[XLA] Don't call Literal::Get in HloEvaluator's convolution loop.
authorJustin Lebar <jlebar@google.com>
Fri, 6 Apr 2018 01:23:32 +0000 (18:23 -0700)
committerTensorFlower Gardener <gardener@tensorflow.org>
Fri, 6 Apr 2018 01:27:08 +0000 (18:27 -0700)
This speeds up the implementation of conv because Literal::Get calls
Literal::Piece::data, which is relatively slow.

Instead, we call Literal::Data() once and cache the result.

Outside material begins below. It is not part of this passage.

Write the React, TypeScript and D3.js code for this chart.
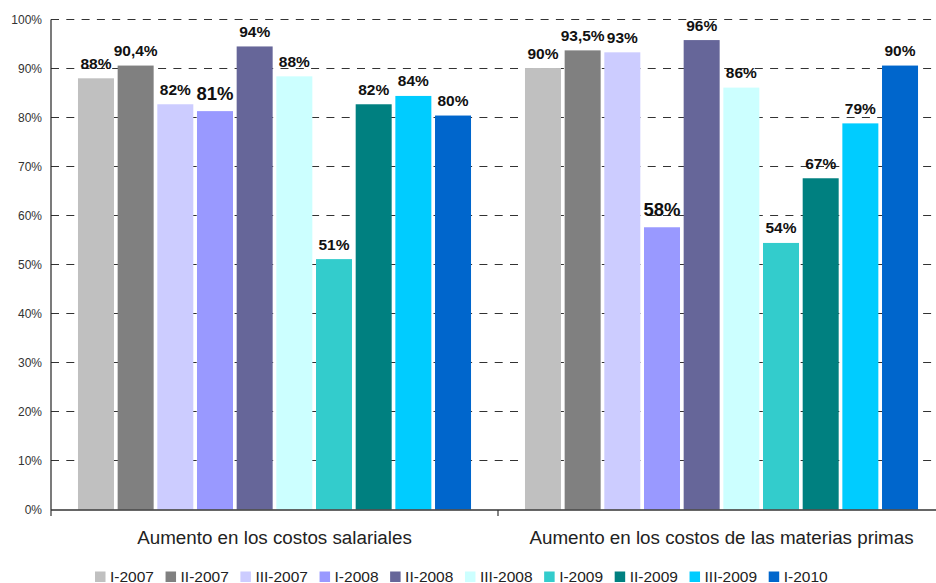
import React from "react";
import * as d3 from "d3";

const categories = ["Aumento en los costos salariales", "Aumento en los costos de las materias primas"];
const seriesNames = ["I-2007", "II-2007", "III-2007", "I-2008", "II-2008", "III-2008", "I-2009", "II-2009", "III-2009", "I-2010"];
const seriesColors = ["#C0C0C0", "#808080", "#CCCCFF", "#9999FF", "#666699", "#CCFFFF", "#33CCCC", "#008080", "#00CCFF", "#0066CC"];
// values per series: [salariales, materias primas]
const salariales = [88.0, 90.6, 82.7, 81.3, 94.5, 88.4, 51.1, 82.7, 84.4, 80.4];
const materias = [90.1, 93.7, 93.3, 57.6, 95.8, 86.1, 54.4, 67.6, 78.8, 90.6];
const salarialesLabels = ["88%", "90,4%", "82%", "81%", "94%", "88%", "51%", "82%", "84%", "80%"];
const materiasLabels = ["90%", "93,5%", "93%", "58%", "96%", "86%", "54%", "67%", "79%", "90%"];
const emphasized = ["0-3", "1-3"];
const yTicks = [0, 10, 20, 30, 40, 50, 60, 70, 80, 90, 100];

const W = 936;
const H = 583;
const FONT = "'Liberation Sans', Arial, sans-serif";

function textWidth(s: string, size: number) {
  const c = document.createElement("canvas").getContext("2d");
  if (!c) return s.length * size * 0.55;
  c.font = `${size}px 'Liberation Sans', Arial`;
  return c.measureText(s).width;
}

export default function App() {
  const x0 = d3.scaleBand<string>().domain(categories).range([51, 945]).paddingInner(0).paddingOuter(0);
  const x1 = d3
    .scaleBand<string>()
    .domain(seriesNames)
    .range([0, x0.bandwidth()])
    .paddingInner(0.0925)
    .paddingOuter(0.68);
  const y = d3.scaleLinear().domain([0, 100]).range([509.5, 19.5]);

  const groups = [salariales, materias];
  const labels = [salarialesLabels, materiasLabels];

  // legend layout
  const legendFont = 15.5;
  let lx = 95;
  const legendItems = seriesNames.map((name, i) => {
    const item = { name, color: seriesColors[i], x: lx };
    lx += 15 + textWidth(name, legendFont) + 11.6;
    return item;
  });

  const bandEdges = [x0(categories[0])!, x0(categories[1])!, x0(categories[1])! + x0.bandwidth()];

  return (
    <div style={{ position: "absolute", left: 0, top: 0, width: W, height: H, background: "#fff" }}>
      <svg width={W} height={H} style={{ display: "block", fontFamily: FONT }}>
        {/* gridlines */}
        {yTicks
          .filter((t) => t > 0)
          .map((t) => (
            <line
              key={"g" + t}
              x1={51}
              x2={945}
              y1={y(t)}
              y2={y(t)}
              stroke="#333"
              strokeWidth={1}
              strokeDasharray="8 7.3"
            />
          ))}
        {/* y tick labels */}
        {yTicks.map((t) => (
          <text key={"t" + t} x={42} y={y(t)} dy="0.36em" textAnchor="end" fontSize={12} fill="#333">
            {t + "%"}
          </text>
        ))}
        {/* bars */}
        {categories.map((cat, ci) =>
          seriesNames.map((s, si) => {
            const v = groups[ci][si];
            const bx = x0(cat)! + x1(s)!;
            return (
              <rect
                key={cat + s}
                x={bx}
                y={y(v)}
                width={x1.bandwidth()}
                height={y(0) - y(v)}
                fill={seriesColors[si]}
              />
            );
          })
        )}
        {/* value labels */}
        {categories.map((cat, ci) =>
          seriesNames.map((s, si) => {
            const v = groups[ci][si];
            const big = emphasized.includes(ci + "-" + si);
            const cx = x0(cat)! + x1(s)! + x1.bandwidth() / 2;
            return (
              <text
                key={"l" + cat + s}
                x={cx}
                y={y(v) - (big ? 11 : 9.5)}
                textAnchor="middle"
                fontSize={big ? 18.5 : 15.5}
                fontWeight="bold"
                fill="#111"
              >
                {labels[ci][si]}
              </text>
            );
          })
        )}
        {/* axes */}
        <line x1={51} x2={51} y1={19.5} y2={510} stroke="#222" strokeWidth={1.2} />
        <line x1={51} x2={945} y1={510} y2={510} stroke="#333" strokeWidth={1.6} />
        {bandEdges.map((e, i) => (
          <line key={"bt" + i} x1={e} x2={e} y1={510} y2={516} stroke="#333" strokeWidth={1.2} />
        ))}
        {categories.map((cat) => (
          <text
            key={"c" + cat}
            x={x0(cat)! + x0.bandwidth() / 2}
            y={544}
            textAnchor="middle"
            fontSize={18.8}
            fill="#222"
          >
            {cat}
          </text>
        ))}
        {/* legend */}
        {legendItems.map((it) => (
          <g key={"lg" + it.name}>
            <rect x={it.x} y={571.5} width={10.5} height={10.5} fill={it.color} />
            <text x={it.x + 15} y={581.5} fontSize={legendFont} fill="#222">
              {it.name}
            </text>
          </g>
        ))}
      </svg>
    </div>
  );
}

Before: ConvolutionTest/0.StridedFilter (59094 ms)
After:  ConvolutionTest/0.StridedFilter (41812 ms)

Speedup: 59/42 = 1.4x
PiperOrigin-RevId: 191830741

tensorflow/compiler/xla/service/hlo_evaluator.cc

index 9d7251b..4bec953 100644 (file)
@@ -1003,6 +1003,9 @@ class HloEvaluator::TypedVisitor : public DfsHloVisitorWithDefault {
     DimensionVector rhs_index(rhs_rank);
     DimensionVector rhs_spatial_index(dnums.kernel_spatial_dimensions_size());
 
+    auto lhs_literal_data = lhs_literal.data<ReturnT>();
+    auto rhs_literal_data = rhs_literal.data<ReturnT>();
+
     auto func = [&](ArraySlice<int64> out_index) {
       ElementwiseT result_val = static_cast<ElementwiseT>(0);
 
@@ -1062,9 +1065,13 @@ class HloEvaluator::TypedVisitor : public DfsHloVisitorWithDefault {
                     : rhs_spatial_index[ki];
           }
 
-          result_val +=
-              static_cast<ElementwiseT>(lhs_literal.Get<ReturnT>(lhs_index)) *
-              static_cast<ElementwiseT>(rhs_literal.Get<ReturnT>(rhs_index));
+          auto lhs_elem = static_cast<ElementwiseT>(
+              lhs_literal_data[IndexUtil::MultidimensionalIndexToLinearIndex(
+                  lhs_shape, lhs_index)]);
+          auto rhs_elem = static_cast<ElementwiseT>(
+              rhs_literal_data[IndexUtil::MultidimensionalIndexToLinearIndex(
+                  rhs_shape, rhs_index)]);
+          result_val += lhs_elem * rhs_elem;
         }
       cnt : {}
       } while (IndexUtil::BumpIndices(window_shape, &rhs_spatial_index));